GIVEN DATA:
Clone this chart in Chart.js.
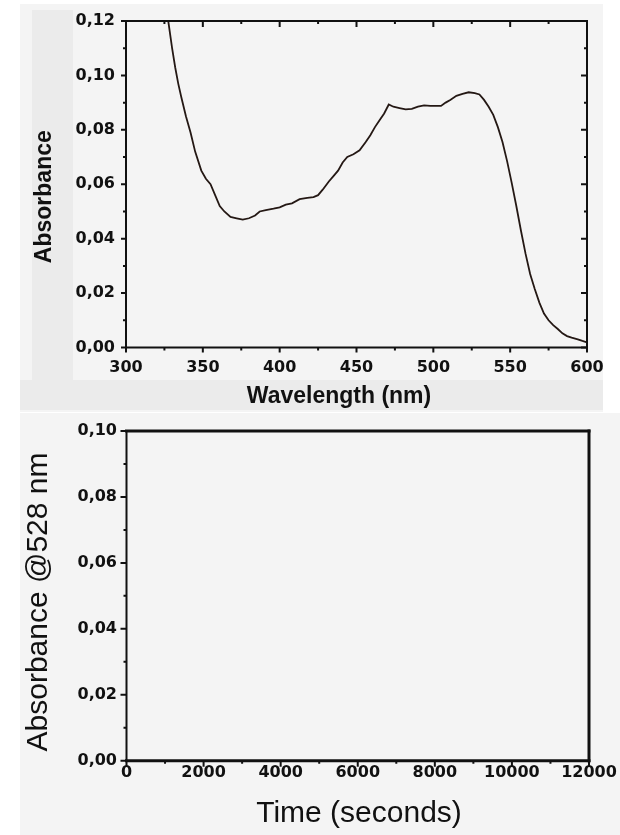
<!DOCTYPE html>
<html>
<head>
<meta charset="utf-8">
<script src="https://cdn.jsdelivr.net/npm/chart.js@4/dist/chart.umd.min.js"></script>
<style>
    body { margin: 0; background: #ffffff; width: 620px; height: 835px; position: relative; overflow: hidden; }
    .bg { position: absolute; }
    #topPanel { left: 20px; top: 4px; width: 583px; height: 408px; background: #f4f4f4; }
    #leftStrip { left: 32px; top: 10px; width: 41px; height: 370px; background: #ebebeb; }
    #bottomStrip { left: 20px; top: 380px; width: 583px; height: 30px; background: #ebebeb; }
    #bottomPanel { left: 20px; top: 413px; width: 600px; height: 422px; background: #f4f4f4; }
    #spectrumChart { position: absolute; left: 20px; top: 4px; }
    #kineticsChart { position: absolute; left: 20px; top: 413px; }
</style>
</head>
<body>
<div class="bg" id="topPanel"></div>
<div class="bg" id="leftStrip"></div>
<div class="bg" id="bottomStrip"></div>
<div class="bg" id="bottomPanel"></div>
<canvas id="spectrumChart" width="583" height="406"></canvas>
<canvas id="kineticsChart" width="600" height="422"></canvas>
<script>
// Spectrum
const wavelengths = [325, 327.5, 330, 332, 334, 336, 339, 342, 345, 349, 352, 355, 358, 361, 364, 368,
    372, 376, 380, 384, 387, 391, 396, 400, 404, 408, 413, 418, 422, 425, 428, 432, 435, 438, 441, 444,
    448, 452, 456, 459, 462, 465, 468, 471, 474, 478, 482, 486, 490, 494, 498, 502, 505, 508, 511, 515,
    519, 523, 527, 530, 533, 536, 539, 542, 545, 548, 551, 554, 557, 560, 563, 566, 569, 572, 575, 578,
    581, 584, 587, 590, 594, 597, 600];
const absorbance = [0.128, 0.120, 0.110, 0.103, 0.097, 0.092, 0.085, 0.079, 0.072, 0.065, 0.062, 0.060,
    0.056, 0.052, 0.050, 0.048, 0.0475, 0.047, 0.0475, 0.0485, 0.050, 0.0505, 0.051, 0.0515, 0.0525, 0.053,
    0.0545, 0.055, 0.0553, 0.056, 0.058, 0.061, 0.063, 0.065, 0.068, 0.070, 0.071, 0.0725, 0.0755, 0.078,
    0.081, 0.0835, 0.086, 0.0893, 0.0885, 0.088, 0.0875, 0.0877, 0.0885, 0.089, 0.0888, 0.0888, 0.0888,
    0.090, 0.091, 0.0925, 0.0932, 0.0938, 0.0935, 0.093, 0.091, 0.0885, 0.0855, 0.081, 0.0755, 0.0685,
    0.0605, 0.052, 0.043, 0.0345, 0.027, 0.0215, 0.0165, 0.0125, 0.010, 0.0082, 0.0068, 0.0052, 0.0042,
    0.0036, 0.003, 0.0024, 0.0019];

// Tick values
const waveTicks = [300, 350, 400, 450, 500, 550, 600];
const absTicks = [0, 0.02, 0.04, 0.06, 0.08, 0.10, 0.12];
const timeTicks = [0, 2000, 4000, 6000, 8000, 10000, 12000];
const abs528Ticks = [0, 0.02, 0.04, 0.06, 0.08, 0.10];

// Kinetics trace at 528 nm (empty in the picture)
const times = [];
const abs528 = [];

const tickFont = { family: 'DejaVu Sans', weight: 'bold', size: 16 };
const inkColor = '#111111';

function midpoints(arr) {
    const out = [];
    for (let i = 0; i < arr.length - 1; i++) out.push((arr[i] + arr[i + 1]) / 2);
    return out;
}

const comma = v => v.toFixed(2).replace('.', ',');

// frame, minor/major ticks and axis titles
const frameAndTicks = {
    id: 'frameAndTicks',
    afterDraw(chart, args, opts) {
        const { ctx, chartArea: area, scales } = chart;
        ctx.save();
        ctx.strokeStyle = opts.color;

        opts.marks.forEach(m => {
            const scale = scales[m.axis];
            ctx.lineWidth = m.width;
            ctx.lineCap = 'butt';
            ctx.beginPath();
            m.values.forEach(v => {
                const p = scale.getPixelForValue(v);
                if (m.side === 'bottom') { ctx.moveTo(p, area.bottom); ctx.lineTo(p, area.bottom + m.len); }
                if (m.side === 'top') { ctx.moveTo(p, area.top); ctx.lineTo(p, area.top - m.len); }
                if (m.side === 'left') { ctx.moveTo(area.left, p); ctx.lineTo(area.left - m.len, p); }
                if (m.side === 'right') { ctx.moveTo(area.right, p); ctx.lineTo(area.right + m.len, p); }
            });
            ctx.stroke();
        });

        ctx.lineCap = 'square';
        const f = opts.frame;
        const side = (w, x1, y1, x2, y2) => {
            if (!w) return;
            ctx.lineWidth = w;
            ctx.beginPath();
            ctx.moveTo(x1, y1);
            ctx.lineTo(x2, y2);
            ctx.stroke();
        };
        side(f.top, area.left, area.top, area.right, area.top);
        side(f.right, area.right, area.top, area.right, area.bottom);
        side(f.bottom, area.left, area.bottom, area.right, area.bottom);
        side(f.left, area.left, area.top, area.left, area.bottom);

        ctx.fillStyle = opts.color;
        ctx.textAlign = 'center';
        ctx.textBaseline = 'alphabetic';
        opts.titles.forEach(t => {
            ctx.save();
            ctx.font = t.font;
            ctx.translate(t.x, t.y);
            if (t.rotate) ctx.rotate(-Math.PI / 2);
            ctx.fillText(t.text, 0, 0);
            ctx.restore();
        });
        ctx.restore();
    }
};

function fixedScale(size, horizontal, values) {
    return {
        afterBuildTicks: scale => { scale.ticks = values.map(v => ({ value: v })); },
        afterFit: scale => {
            if (horizontal) scale.height = size; else scale.width = size;
            scale.paddingLeft = 0; scale.paddingRight = 0;
            scale.paddingTop = 0; scale.paddingBottom = 0;
        }
    };
}

const noGrid = { display: false, drawTicks: false };

const spectrumChart = new Chart('spectrumChart', {
    type: 'line',
    data: {
        datasets: [{
            data: wavelengths.map((w, i) => ({ x: w, y: absorbance[i] })),
            borderColor: '#241814',
            borderWidth: 1.8,
            pointRadius: 0,
            tension: 0
        }]
    },
    options: {
        responsive: false,
        animation: false,
        devicePixelRatio: 1,
        events: [],
        layout: { padding: { top: 17, right: 16, left: 0, bottom: 0 } },
        plugins: {
            legend: { display: false },
            tooltip: { enabled: false },
            frameAndTicks: {
                color: inkColor,
                frame: { top: 2, right: 2, bottom: 2, left: 2 },
                marks: [
                    { axis: 'x', side: 'bottom', values: waveTicks, len: 5, width: 2 },
                    { axis: 'x', side: 'bottom', values: midpoints(waveTicks), len: 3, width: 2 },
                    { axis: 'x', side: 'top', values: waveTicks, len: -6, width: 2 },
                    { axis: 'x', side: 'top', values: midpoints(waveTicks), len: -3, width: 2 },
                    { axis: 'y', side: 'left', values: absTicks, len: 5, width: 2 },
                    { axis: 'y', side: 'left', values: midpoints(absTicks), len: 3, width: 2 },
                    { axis: 'y', side: 'right', values: absTicks, len: -6, width: 2 },
                    { axis: 'y', side: 'right', values: midpoints(absTicks), len: -3, width: 2 }
                ],
                titles: [
                    { text: 'Wavelength (nm)', x: 319, y: 399.4, font: 'bold 23px "Liberation Sans"' },
                    { text: 'Absorbance', x: 31.4, y: 192.7, rotate: true, font: 'bold 23px "Liberation Sans"' }
                ]
            }
        },
        scales: {
            x: {
                type: 'linear', min: 300, max: 600,
                ...fixedScale(62.5, true, waveTicks),
                grid: noGrid, border: { display: false },
                ticks: { font: tickFont, color: inkColor, padding: 11, maxRotation: 0, autoSkip: false,
                    callback: v => String(v) }
            },
            y: {
                min: 0, max: 0.12,
                ...fixedScale(106, false, absTicks),
                grid: noGrid, border: { display: false },
                ticks: { font: tickFont, color: inkColor, padding: 11, autoSkip: false, callback: comma }
            }
        }
    },
    plugins: [frameAndTicks]
});

const kineticsChart = new Chart('kineticsChart', {
    type: 'line',
    data: {
        datasets: [{
            data: times.map((t, i) => ({ x: t, y: abs528[i] })),
            borderColor: '#241814',
            borderWidth: 1.8,
            pointRadius: 0
        }]
    },
    options: {
        responsive: false,
        animation: false,
        devicePixelRatio: 1,
        events: [],
        layout: { padding: { top: 18, right: 31, left: 0, bottom: 0 } },
        plugins: {
            legend: { display: false },
            tooltip: { enabled: false },
            frameAndTicks: {
                color: inkColor,
                frame: { top: 3, right: 3, bottom: 3, left: 2 },
                marks: [
                    { axis: 'x', side: 'bottom', values: timeTicks, len: 6, width: 2 },
                    { axis: 'x', side: 'bottom', values: midpoints(timeTicks), len: 3, width: 2 },
                    { axis: 'y', side: 'left', values: abs528Ticks, len: 6, width: 2 },
                    { axis: 'y', side: 'left', values: midpoints(abs528Ticks), len: 3, width: 2 }
                ],
                titles: [
                    { text: 'Time (seconds)', x: 339, y: 409, font: '30px "Liberation Sans"' },
                    { text: 'Absorbance @528 nm', x: 27, y: 189, rotate: true, font: '30px "Liberation Sans"' }
                ]
            }
        },
        scales: {
            x: {
                type: 'linear', min: 0, max: 12000,
                ...fixedScale(74.3, true, timeTicks),
                grid: noGrid, border: { display: false },
                ticks: { font: tickFont, color: inkColor, padding: 3, maxRotation: 0, autoSkip: false,
                    callback: v => String(v) }
            },
            y: {
                min: 0, max: 0.10,
                ...fixedScale(106.5, false, abs528Ticks),
                grid: noGrid, border: { display: false },
                ticks: { font: tickFont, color: inkColor, padding: 9.5, autoSkip: false, callback: comma }
            }
        }
    },
    plugins: [frameAndTicks]
});
</script>
</body>
</html>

WHAT TO PRODUCE:
Starting at the top of the listing above, reproduce each line up to and including the one with "0.0036, 0.003, 0.0024, 0.0019];"; omit the pictures.

RESULT OF THE EXERCISE:
Clone this chart in Chart.js.
<!DOCTYPE html>
<html>
<head>
<meta charset="utf-8">
<script src="https://cdn.jsdelivr.net/npm/chart.js@4/dist/chart.umd.min.js"></script>
<style>
    body { margin: 0; background: #ffffff; width: 620px; height: 835px; position: relative; overflow: hidden; }
    .bg { position: absolute; }
    #topPanel { left: 20px; top: 4px; width: 583px; height: 408px; background: #f4f4f4; }
    #leftStrip { left: 32px; top: 10px; width: 41px; height: 370px; background: #ebebeb; }
    #bottomStrip { left: 20px; top: 380px; width: 583px; height: 30px; background: #ebebeb; }
    #bottomPanel { left: 20px; top: 413px; width: 600px; height: 422px; background: #f4f4f4; }
    #spectrumChart { position: absolute; left: 20px; top: 4px; }
    #kineticsChart { position: absolute; left: 20px; top: 413px; }
</style>
</head>
<body>
<div class="bg" id="topPanel"></div>
<div class="bg" id="leftStrip"></div>
<div class="bg" id="bottomStrip"></div>
<div class="bg" id="bottomPanel"></div>
<canvas id="spectrumChart" width="583" height="406"></canvas>
<canvas id="kineticsChart" width="600" height="422"></canvas>
<script>
// Spectrum
const wavelengths = [325, 327.5, 330, 332, 334, 336, 339, 342, 345, 349, 352, 355, 358, 361, 364, 368,
    372, 376, 380, 384, 387, 391, 396, 400, 404, 408, 413, 418, 422, 425, 428, 432, 435, 438, 441, 444,
    448, 452, 456, 459, 462, 465, 468, 471, 474, 478, 482, 486, 490, 494, 498, 502, 505, 508, 511, 515,
    519, 523, 527, 530, 533, 536, 539, 542, 545, 548, 551, 554, 557, 560, 563, 566, 569, 572, 575, 578,
    581, 584, 587, 590, 594, 597, 600];
const absorbance = [0.128, 0.120, 0.110, 0.103, 0.097, 0.092, 0.085, 0.079, 0.072, 0.065, 0.062, 0.060,
    0.056, 0.052, 0.050, 0.048, 0.0475, 0.047, 0.0475, 0.0485, 0.050, 0.0505, 0.051, 0.0515, 0.0525, 0.053,
    0.0545, 0.055, 0.0553, 0.056, 0.058, 0.061, 0.063, 0.065, 0.068, 0.070, 0.071, 0.0725, 0.0755, 0.078,
    0.081, 0.0835, 0.086, 0.0893, 0.0885, 0.088, 0.0875, 0.0877, 0.0885, 0.089, 0.0888, 0.0888, 0.0888,
    0.090, 0.091, 0.0925, 0.0932, 0.0938, 0.0935, 0.093, 0.091, 0.0885, 0.0855, 0.081, 0.0755, 0.0685,
    0.0605, 0.052, 0.043, 0.0345, 0.027, 0.0215, 0.0165, 0.0125, 0.010, 0.0082, 0.0068, 0.0052, 0.0042,
    0.0036, 0.003, 0.0024, 0.0019];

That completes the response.